Leaving out every picture, quote the data below exactly as it appears.

Data extract:
__________________________________________________

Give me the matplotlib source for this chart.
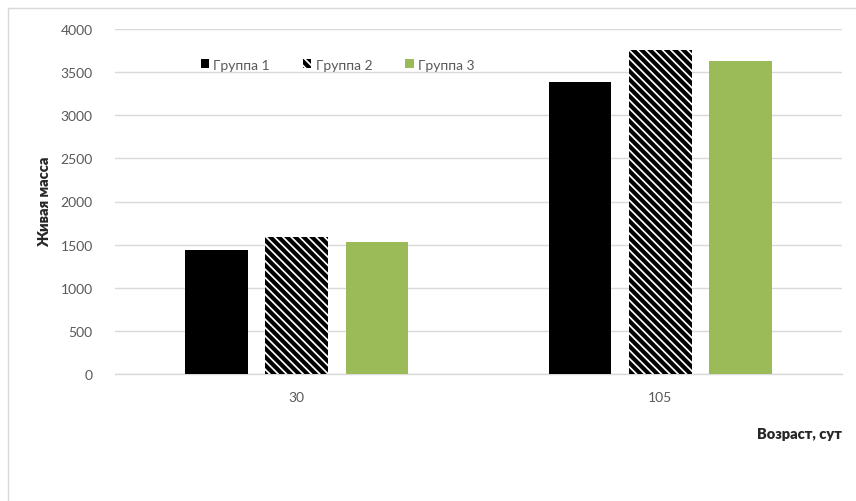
import matplotlib
matplotlib.use("Agg")
import matplotlib.pyplot as plt
import numpy as np
from matplotlib.lines import Line2D

# Live weight by age, three groups
ages    = ["30", "105"]
group1  = [1440, 3380]
group2  = [1590, 3760]
group3  = [1530, 3630]
labels  = ["Группа 1", "Группа 2", "Группа 3"]
yticks  = [0, 500, 1000, 1500, 2000, 2500, 3000, 3500, 4000]

plt.rcParams["font.family"] = ["Lato", "DejaVu Sans"]
plt.rcParams["hatch.linewidth"] = 3.0

W, H = 856, 502
fig = plt.figure(figsize=(W / 100, H / 100), dpi=100)
ax = fig.add_axes([115 / W, 1 - 375 / H, 727 / W, 345 / H])

x = np.arange(len(ages))
bw, step = 0.172, 0.221
green = "#9bbb59"

ax.bar(x - step, group1, bw, color="black", label=labels[0], zorder=3)
ax.bar(x, group2, bw, color="white", edgecolor="black", hatch="\\\\\\\\",
       linewidth=0, label=labels[1], zorder=3)
ax.bar(x + step, group3, bw, color=green, label=labels[2], zorder=3)

ax.set_xlim(-0.5, 1.5)
ax.set_ylim(0, 4000)
ax.set_yticks(yticks)
ax.set_xticks(x)
ax.set_xticklabels(ages)
ax.yaxis.grid(True, color="#d9d9d9", linewidth=1.0, zorder=0)
for s in ["top", "right", "left"]:
    ax.spines[s].set_visible(False)
ax.spines["bottom"].set_color("#d9d9d9")
ax.spines["bottom"].set_linewidth(1.0)
ax.tick_params(axis="both", length=0, labelsize=10, colors="#595959")
ax.tick_params(axis="y", pad=16)
ax.tick_params(axis="x", pad=12)

fig.text(45 / W, 1 - 202 / H, "Живая масса", rotation=90, ha="center", va="center",
         fontsize=10.5, fontweight="heavy", color="#262626")
fig.text(842 / W, 1 - 435 / H, "Возраст, сут", ha="right", va="center",
         fontsize=10.5, fontweight="heavy", color="#262626")

leg = ax.legend(loc="upper left", bbox_to_anchor=(80 / 727, 1 - 24 / 345), ncol=3,
                frameon=False, fontsize=10, handlelength=0.6, handleheight=0.6,
                handletextpad=0.3, columnspacing=2.4, borderaxespad=0)
for t in leg.get_texts():
    t.set_color("#595959")

# light chart-area border on top and left
fig.add_artist(Line2D([8 / W, 1], [1 - 9 / H, 1 - 9 / H], color="#d9d9d9", lw=1.0))
fig.add_artist(Line2D([8 / W, 8 / W], [0, 1 - 9 / H], color="#d9d9d9", lw=1.0))

fig.savefig("out.png", dpi=100)
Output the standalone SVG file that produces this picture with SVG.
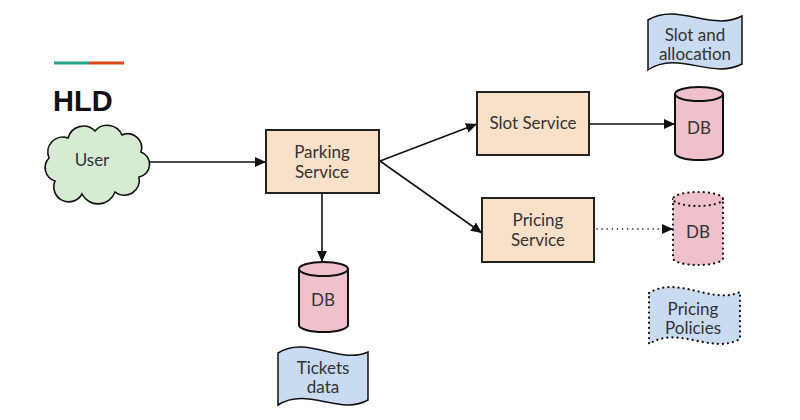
<svg xmlns="http://www.w3.org/2000/svg" width="800" height="420" viewBox="0 0 800 420">
<defs>
<style>
.t{font-family:Lato,"Open Sans","Liberation Sans",sans-serif;font-size:17px;fill:#333;text-anchor:middle}
.box{fill:#f9e0c8;stroke:#222;stroke-width:2}
.db{fill:#efc1ca;stroke:#111;stroke-width:2}
.doc{fill:#c9dbf0;stroke:#111;stroke-width:1.5}
.dot{stroke-dasharray:0.1 5;stroke-linecap:round;stroke-width:2.2}
.ln{fill:none;stroke:#111;stroke-width:1.6}
</style>
<marker id="ah" viewBox="0 0 10 10" refX="10" refY="5" markerWidth="11" markerHeight="11" markerUnits="userSpaceOnUse" orient="auto">
<path d="M0,0.5 L10,5 L0,9.5 Z" fill="#111"/>
</marker>
</defs>
<rect width="800" height="420" fill="#fff"/>
<line x1="54" y1="63" x2="89" y2="63" stroke="#27a58c" stroke-width="3"/>
<line x1="89" y1="63" x2="124" y2="63" stroke="#e0481c" stroke-width="3"/>
<text x="53" y="111" font-family="'Liberation Sans',sans-serif" font-weight="bold" font-size="29" fill="#111">HLD</text>

<g id="connectors">
<line class="ln" x1="147" y1="162" x2="266" y2="162" marker-end="url(#ah)"/>
<line class="ln" x1="380" y1="161" x2="477" y2="124" marker-end="url(#ah)"/>
<line class="ln" x1="380" y1="161" x2="482" y2="233" marker-end="url(#ah)"/>
<line class="ln" x1="589" y1="124" x2="675" y2="124" marker-end="url(#ah)"/>
<line class="ln" x1="322" y1="193" x2="322" y2="262" marker-end="url(#ah)"/>
<line class="ln dot" x1="597" y1="229" x2="664" y2="229"/>
<line class="ln" x1="664" y1="229" x2="673" y2="229" marker-end="url(#ah)"/>
</g>

<g id="user">
<path d="M55,181 A14,14 0 0 1 49,158 A15,15 0 0 1 68,138 A16,16 0 0 1 95,131 A16,16 0 0 1 122,135 A14,14 0 0 1 141,152 A13,13 0 0 1 139,177 A15,15 0 0 1 115,192 A18,18 0 0 1 82,194 A15,15 0 0 1 55,181 Z" fill="#d6ebd1" stroke="#111" stroke-width="1.6"/>
<text class="t" x="92" y="166">User</text>
</g>

<g id="parking">
<rect class="box" x="266" y="130" width="113" height="63"/>
<text class="t" x="322" y="158">Parking</text>
<text class="t" x="322" y="178">Service</text>
</g>

<g id="slot">
<rect class="box" x="477" y="92" width="112" height="63"/>
<text class="t" x="533" y="129">Slot Service</text>
</g>

<g id="pricing">
<rect class="box" x="482" y="198" width="112" height="64"/>
<text class="t" x="538" y="226">Pricing</text>
<text class="t" x="538" y="246">Service</text>
</g>

<g id="db-slot">
<path class="db" d="M675,94 L675,153 A24,7 0 0 0 723,153 L723,94"/>
<ellipse class="db" cx="699" cy="94" rx="24" ry="7"/>
<text class="t" x="699" y="134">DB</text>
</g>

<g id="db-pricing">
<path class="db dot" d="M673,199 L673,258 A25,7 0 0 0 723,258 L723,199"/>
<ellipse class="db dot" cx="698" cy="199" rx="25" ry="7"/>
<text class="t" x="698" y="238">DB</text>
</g>

<g id="db-parking">
<path class="db" d="M299,269 L299,325 A24.5,7 0 0 0 348,325 L348,269"/>
<ellipse class="db" cx="323.5" cy="269" rx="24.5" ry="7"/>
<text class="t" x="323" y="306">DB</text>
</g>

<g id="doc-slot">
<path class="doc" d="M648,20 C678,2 712,32 742,16 L742,64 C712,80 678,50 648,70 Z"/>
<text class="t" x="695" y="41">Slot and</text>
<text class="t" x="695" y="60">allocation</text>
</g>

<g id="doc-pricing">
<path class="doc dot" d="M649,293 C678,275 712,305 740,292 L740,339 C712,355 678,325 649,344 Z"/>
<text class="t" x="693" y="315">Pricing</text>
<text class="t" x="693" y="334">Policies</text>
</g>

<g id="doc-tickets">
<path class="doc" d="M278,353 C307,335 340,365 368,352 L368,400 C340,416 307,386 278,405 Z"/>
<text class="t" x="323" y="374">Tickets</text>
<text class="t" x="323" y="393">data</text>
</g>
</svg>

__________________________________________________

Solved exercise:
Give me the matplotlib source for this chart.
import matplotlib
matplotlib.use("Agg")
import matplotlib.pyplot as plt
import numpy as np
from matplotlib.lines import Line2D

# Live weight by age, three groups
ages    = ["30", "105"]
group1  = [1440, 3380]
group2  = [1590, 3760]
group3  = [1530, 3630]
labels  = ["Группа 1", "Группа 2", "Группа 3"]
yticks  = [0, 500, 1000, 1500, 2000, 2500, 3000, 3500, 4000]

plt.rcParams["font.family"] = ["Lato", "DejaVu Sans"]
plt.rcParams["hatch.linewidth"] = 3.0

W, H = 856, 502
fig = plt.figure(figsize=(W / 100, H / 100), dpi=100)
ax = fig.add_axes([115 / W, 1 - 375 / H, 727 / W, 345 / H])

x = np.arange(len(ages))
bw, step = 0.172, 0.221
green = "#9bbb59"

ax.bar(x - step, group1, bw, color="black", label=labels[0], zorder=3)
ax.bar(x, group2, bw, color="white", edgecolor="black", hatch="\\\\\\\\",
       linewidth=0, label=labels[1], zorder=3)
ax.bar(x + step, group3, bw, color=green, label=labels[2], zorder=3)

ax.set_xlim(-0.5, 1.5)
ax.set_ylim(0, 4000)
ax.set_yticks(yticks)
ax.set_xticks(x)
ax.set_xticklabels(ages)
ax.yaxis.grid(True, color="#d9d9d9", linewidth=1.0, zorder=0)
for s in ["top", "right", "left"]:
    ax.spines[s].set_visible(False)
ax.spines["bottom"].set_color("#d9d9d9")
ax.spines["bottom"].set_linewidth(1.0)
ax.tick_params(axis="both", length=0, labelsize=10, colors="#595959")
ax.tick_params(axis="y", pad=16)
ax.tick_params(axis="x", pad=12)

fig.text(45 / W, 1 - 202 / H, "Живая масса", rotation=90, ha="center", va="center",
         fontsize=10.5, fontweight="heavy", color="#262626")
fig.text(842 / W, 1 - 435 / H, "Возраст, сут", ha="right", va="center",
         fontsize=10.5, fontweight="heavy", color="#262626")

leg = ax.legend(loc="upper left", bbox_to_anchor=(80 / 727, 1 - 24 / 345), ncol=3,
                frameon=False, fontsize=10, handlelength=0.6, handleheight=0.6,
                handletextpad=0.3, columnspacing=2.4, borderaxespad=0)
for t in leg.get_texts():
    t.set_color("#595959")

# light chart-area border on top and left
fig.add_artist(Line2D([8 / W, 1], [1 - 9 / H, 1 - 9 / H], color="#d9d9d9", lw=1.0))
fig.add_artist(Line2D([8 / W, 8 / W], [0, 1 - 9 / H], color="#d9d9d9", lw=1.0))

fig.savefig("out.png", dpi=100)
Output the standalone SVG file that produces this picture with SVG.
<svg xmlns="http://www.w3.org/2000/svg" width="800" height="420" viewBox="0 0 800 420">
<defs>
<style>
.t{font-family:Lato,"Open Sans","Liberation Sans",sans-serif;font-size:17px;fill:#333;text-anchor:middle}
.box{fill:#f9e0c8;stroke:#222;stroke-width:2}
.db{fill:#efc1ca;stroke:#111;stroke-width:2}
.doc{fill:#c9dbf0;stroke:#111;stroke-width:1.5}
.dot{stroke-dasharray:0.1 5;stroke-linecap:round;stroke-width:2.2}
.ln{fill:none;stroke:#111;stroke-width:1.6}
</style>
<marker id="ah" viewBox="0 0 10 10" refX="10" refY="5" markerWidth="11" markerHeight="11" markerUnits="userSpaceOnUse" orient="auto">
<path d="M0,0.5 L10,5 L0,9.5 Z" fill="#111"/>
</marker>
</defs>
<rect width="800" height="420" fill="#fff"/>
<line x1="54" y1="63" x2="89" y2="63" stroke="#27a58c" stroke-width="3"/>
<line x1="89" y1="63" x2="124" y2="63" stroke="#e0481c" stroke-width="3"/>
<text x="53" y="111" font-family="'Liberation Sans',sans-serif" font-weight="bold" font-size="29" fill="#111">HLD</text>

<g id="connectors">
<line class="ln" x1="147" y1="162" x2="266" y2="162" marker-end="url(#ah)"/>
<line class="ln" x1="380" y1="161" x2="477" y2="124" marker-end="url(#ah)"/>
<line class="ln" x1="380" y1="161" x2="482" y2="233" marker-end="url(#ah)"/>
<line class="ln" x1="589" y1="124" x2="675" y2="124" marker-end="url(#ah)"/>
<line class="ln" x1="322" y1="193" x2="322" y2="262" marker-end="url(#ah)"/>
<line class="ln dot" x1="597" y1="229" x2="664" y2="229"/>
<line class="ln" x1="664" y1="229" x2="673" y2="229" marker-end="url(#ah)"/>
</g>

<g id="user">
<path d="M55,181 A14,14 0 0 1 49,158 A15,15 0 0 1 68,138 A16,16 0 0 1 95,131 A16,16 0 0 1 122,135 A14,14 0 0 1 141,152 A13,13 0 0 1 139,177 A15,15 0 0 1 115,192 A18,18 0 0 1 82,194 A15,15 0 0 1 55,181 Z" fill="#d6ebd1" stroke="#111" stroke-width="1.6"/>
<text class="t" x="92" y="166">User</text>
</g>

<g id="parking">
<rect class="box" x="266" y="130" width="113" height="63"/>
<text class="t" x="322" y="158">Parking</text>
<text class="t" x="322" y="178">Service</text>
</g>

<g id="slot">
<rect class="box" x="477" y="92" width="112" height="63"/>
<text class="t" x="533" y="129">Slot Service</text>
</g>

<g id="pricing">
<rect class="box" x="482" y="198" width="112" height="64"/>
<text class="t" x="538" y="226">Pricing</text>
<text class="t" x="538" y="246">Service</text>
</g>

<g id="db-slot">
<path class="db" d="M675,94 L675,153 A24,7 0 0 0 723,153 L723,94"/>
<ellipse class="db" cx="699" cy="94" rx="24" ry="7"/>
<text class="t" x="699" y="134">DB</text>
</g>

<g id="db-pricing">
<path class="db dot" d="M673,199 L673,258 A25,7 0 0 0 723,258 L723,199"/>
<ellipse class="db dot" cx="698" cy="199" rx="25" ry="7"/>
<text class="t" x="698" y="238">DB</text>
</g>

<g id="db-parking">
<path class="db" d="M299,269 L299,325 A24.5,7 0 0 0 348,325 L348,269"/>
<ellipse class="db" cx="323.5" cy="269" rx="24.5" ry="7"/>
<text class="t" x="323" y="306">DB</text>
</g>

<g id="doc-slot">
<path class="doc" d="M648,20 C678,2 712,32 742,16 L742,64 C712,80 678,50 648,70 Z"/>
<text class="t" x="695" y="41">Slot and</text>
<text class="t" x="695" y="60">allocation</text>
</g>

<g id="doc-pricing">
<path class="doc dot" d="M649,293 C678,275 712,305 740,292 L740,339 C712,355 678,325 649,344 Z"/>
<text class="t" x="693" y="315">Pricing</text>
<text class="t" x="693" y="334">Policies</text>
</g>

<g id="doc-tickets">
<path class="doc" d="M278,353 C307,335 340,365 368,352 L368,400 C340,416 307,386 278,405 Z"/>
<text class="t" x="323" y="374">Tickets</text>
<text class="t" x="323" y="393">data</text>
</g>
</svg>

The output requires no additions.